Friday, April 04, 2008

BillyBlog's Favorite Poems, #27 ("The Flea," by John Donne)

Today's favorite poem goes back a few hundred years to the poet John Donne.

Donne may be most famous for his sonnets, namely "Death Be Not Proud," or his other great works like"For Whom the Bell Tolls," and "A Valediction: Forbidding Mourning".

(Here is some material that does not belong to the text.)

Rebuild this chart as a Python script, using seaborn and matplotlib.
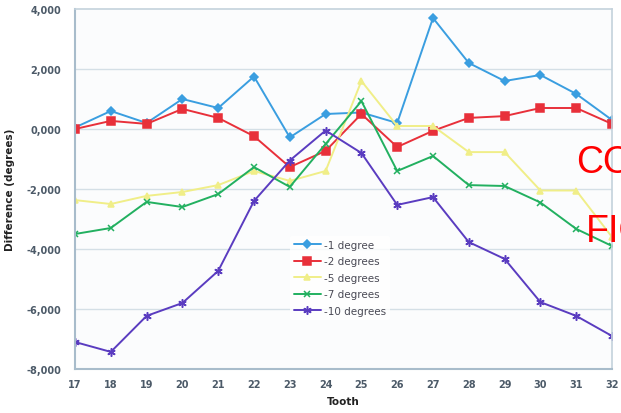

However, the poem of his that I read and have always loved is a carpe diem poem in which Donne deftly, and rather perversely (in a subtle way) uses the flea to justify a woman's succumbing to his amorous advances.


THE FLEA.
by John Donne


MARK but this flea, and mark in this,
How little that which thou deniest me is ;
It suck'd me first, and now sucks thee,
And in this flea our two bloods mingled be.
Thou know'st that this cannot be said
A sin, nor shame, nor loss of maidenhead ;
Yet this enjoys before it woo,
And pamper'd swells with one blood made of two ;
And this, alas ! is more than we would do.

O stay, three lives in one flea spare,
Where we almost, yea, more than married are.
This flea is you and I, and this
Our marriage bed, and marriage temple is.
Though parents grudge, and you, we're met,
And cloister'd in these living walls of jet.
Though use make you apt to kill me,
Let not to that self-murder added be,
And sacrilege, three sins in killing three.

Cruel and sudden, hast thou since
Purpled thy nail in blood of innocence?
Wherein could this flea guilty be,
Except in that drop which it suck'd from thee?
Yet thou triumph'st, and say'st that thou
Find'st not thyself nor me the weaker now.
'Tis true ; then learn how false fears be ;
Just so much honour, when thou yield'st to me,
Will waste, as this flea's death took life from thee.

And that's how poets tried to persuade young maidens to forfeit their virginity back in the day.